Le Lycée est divisé en deux compartiments étanches, celui des garçons et celui des filles, séparés par la barre des amphis de physique-chimie. Le laboratoire est le seul endroit d’où nous pouvons entrevoir la cour où s’ébattent les jeunes filles en fleur sur la vertu desquelles Madame Monteil, surnommée la didi, veille jalousement. Le Petit Lycée, qui va du jardin d’enfants à la neuvième, est douillettement niché au creux du Lycée des filles. Tel un accouchement, entrer en huitième consacre le passage de la condition d’enfant à celle de garçon.

Lorsqu’ Edouard Herriot rend visite à notre lycée, il y reçoit un accueil sans précédent.
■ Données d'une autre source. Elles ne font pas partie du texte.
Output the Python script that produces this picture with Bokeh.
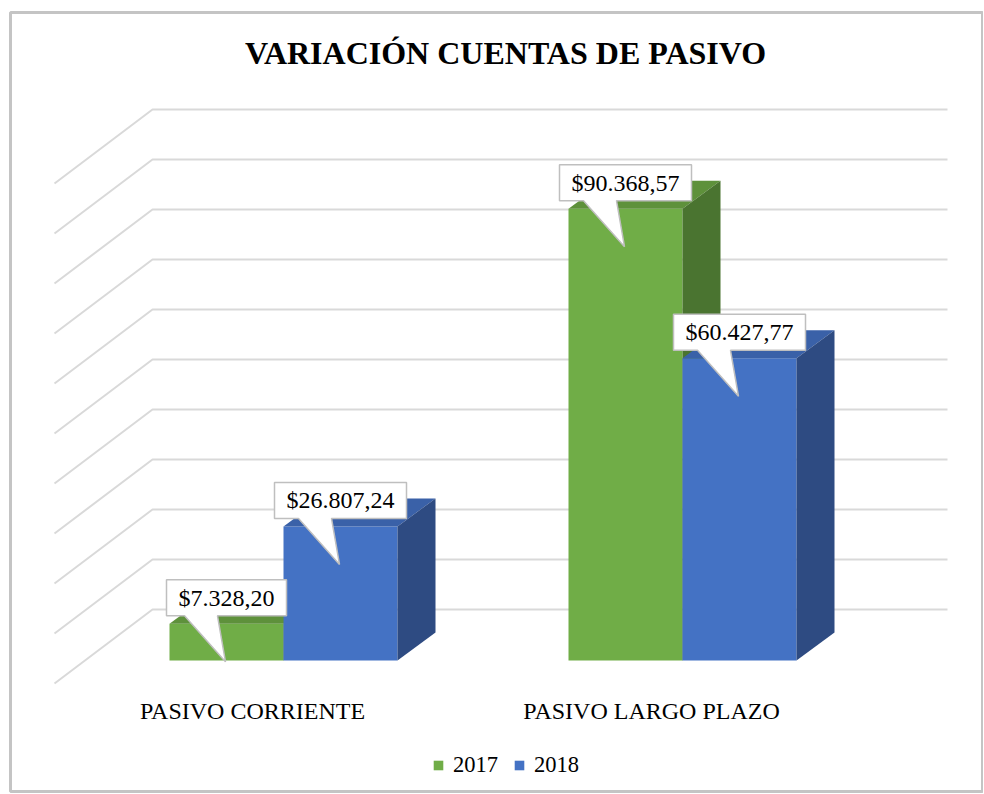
from bokeh.plotting import figure
from bokeh.models import Range1d, Legend, LegendItem
from bokeh.embed import file_html
from bokeh.resources import INLINE
from bokeh.core.properties import value

# ---------------- data ----------------
categories = ["PASIVO CORRIENTE", "PASIVO LARGO PLAZO"]
years = ["2017", "2018"]
values_2017 = [7328.20, 90368.57]
values_2018 = [26807.24, 60427.77]
tick_values = [0, 10000, 20000, 30000, 40000, 50000, 60000, 70000, 80000, 90000, 100000]
title_text = "VARIACIÓN CUENTAS DE PASIVO"

# ---------------- style ----------------
W, H = 983, 793
BL, BT, BR, BB = 10, 12, 0, 2          # borders around the frame
PX_PER_CAT = 399.0                     # pixels between category centres
PX_PER_VAL = 0.005                     # pixels per value unit
FONT = "Liberation Serif"

front_colors = ["#70AD47", "#4472C4"]
top_colors = ["#5E913B", "#3A61A8"]
side_colors = ["#4A7430", "#2E4B82"]
grid_color = "#D9D9D9"


def dx(px):
    return px / PX_PER_CAT


def dy(px):
    return px / PX_PER_VAL


# canvas position of first category centre and of the bar floor
x0_px, floor_px = 283.0, 660.0
p = figure(width=W, height=H, output_backend="svg", toolbar_location=None,
           x_axis_type=None, y_axis_type=None,
           min_border_left=BL, min_border_top=BT,
           min_border_right=BR, min_border_bottom=BB,
           x_range=Range1d(dx(BL - x0_px), dx(W - BR - x0_px)),
           y_range=Range1d(dy(floor_px - (H - BB)), dy(floor_px - BT)))
p.grid.visible = False
p.background_fill_color = "white"
p.border_fill_color = "white"
p.outline_line_color = "#C4C4C4"
p.outline_line_width = 3

# ---------------- 3D walls (gridlines) ----------------
depth_x, depth_y = 98, 74          # total floor depth projection (px)
back_shift_y = 51                  # back wall above bar front plane (px)
bar_depth_x, bar_depth_y = 38, 28  # bar depth projection (px)
wall_left = 0 - dx(131)
wall_right = (len(categories) - 1) + dx(265)
gx, gy = [], []
for t in tick_values:
    yb = t + dy(back_shift_y)
    gx.append([wall_left - dx(depth_x), wall_left, wall_right])
    gy.append([yb - dy(depth_y), yb, yb])
p.multi_line(gx, gy, line_color=grid_color, line_width=2)

# ---------------- bars ----------------
series = [values_2017, values_2018]
offsets = [dx(-57), dx(57)]
half_w = dx(57)
ddx, ddy = dx(bar_depth_x), dy(bar_depth_y)
front_renderers = []
for s, vals in enumerate(series):
    lefts, rights, tops = [], [], []
    top_xs, top_ys, side_xs, side_ys = [], [], [], []
    for i, v in enumerate(vals):
        cx = i + offsets[s]
        L, R = cx - half_w, cx + half_w
        lefts.append(L)
        rights.append(R)
        tops.append(v)
        top_xs.append([L, R, R + ddx, L + ddx])
        top_ys.append([v, v, v + ddy, v + ddy])
        side_xs.append([R, R + ddx, R + ddx, R])
        side_ys.append([0, ddy, v + ddy, v])
    r = p.quad(left=lefts, right=rights, bottom=[0] * len(vals), top=tops,
               fill_color=front_colors[s], line_color=None)
    front_renderers.append(r)
    p.patches(top_xs, top_ys, fill_color=top_colors[s], line_color=None)
    p.patches(side_xs, side_ys, fill_color=side_colors[s], line_color=None)


# ---------------- callout data labels ----------------
def fmt(v):
    s = f"${v:,.2f}"
    return s.replace(",", "X").replace(".", ",").replace("X", ".")


def text_w(s, size=24):
    w = 0
    for ch in s:
        w += 0.25 if ch in ".," else 0.5
    return w * size


cxs, cys, ctexts = [], [], []
pxs, pys = [], []
for s, vals in enumerate(series):
    for i, v in enumerate(vals):
        cx = i + offsets[s]
        lab = fmt(v)
        bw = text_w(lab) + 24
        bb, bt = v + dy(8), v + dy(44)
        pxs.append([cx - dx(bw / 2), cx - dx(42), cx - dx(1), cx - dx(9),
                    cx + dx(bw / 2), cx + dx(bw / 2), cx - dx(bw / 2)])
        pys.append([bb, bb, v - dy(38), bb, bb, bt, bt])
        cxs.append(cx)
        cys.append(v + dy(26))
        ctexts.append(lab)
p.patches(pxs, pys, fill_color="white", line_color="#BFBFBF", line_width=1.5)
p.text(x=cxs, y=cys, text=ctexts, text_font=value(FONT), text_font_size="24px",
       text_align="center", text_baseline="middle", text_color="black")

# ---------------- category labels ----------------
p.text(x=[i - dx(31) for i in range(len(categories))],
       y=[dy(-50)] * len(categories), text=categories,
       text_font=value(FONT), text_font_size="24px",
       text_align="center", text_baseline="middle", text_color="black")

# ---------------- title ----------------
p.text(x=[dx(505 - x0_px)], y=[dy(floor_px - 52)], text=[title_text],
       text_font=value(FONT), text_font_size="32px", text_font_style="bold",
       text_align="center", text_baseline="middle", text_color="black")

# ---------------- legend ----------------
legend = Legend(items=[LegendItem(label=years[k], renderers=[front_renderers[k]])
                       for k in range(len(years))],
                orientation="horizontal", location=(422, 13),
                glyph_width=12, glyph_height=12, label_standoff=9, spacing=15,
                padding=0, margin=0, border_line_color=None,
                background_fill_alpha=0, label_text_font=FONT,
                label_text_font_size="22.5px", label_text_color="black")
p.add_layout(legend)

open("out.html", "w").write(file_html(p, INLINE))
Nous sommes au garde-à-vous en rangs par deux, les petits devant et les grands derrière.  Chaque classe est soigneusement alignée derrière son porteur de fanion en forme d’écusson frappé du sigle MLF sur fond tricolore. c’est avec beaucoup d’émotion que je lui rends hommage aujourd’hui, et à travers lui à la Mission Laïque Française, grâce à qui cette belle culture empreinte d’humanisme et de tolérance est devenue la nôtre.


[1] La Mission Laïque Française, MLF, est un organisme fondé en 1902 par des membres de l’Alliance Française, elle même fondée en 1883 à l’initiative d’enseignants issus de l’Ecole Normale Supérieure de Saint-Cloud, afin de prodiguer un enseignement Français aux « indigènes » dans le respect de leur culture.  Edouard Herriot en sera Vice-Président puis Président de 1914 à 1954. Secrétaire Général de la MLF de 1906 à 1949, Edmond Besnard dut faire face aux perquisitions allemandes à son domicile en 1943, au cours desquelles une partie des archives de la Mission furent hélas dérobées.

[2] Jusqu’en sixième, les professeurs m’appelleront Victor, qui leur paraît sans doute plus facile à retenir que Midhat!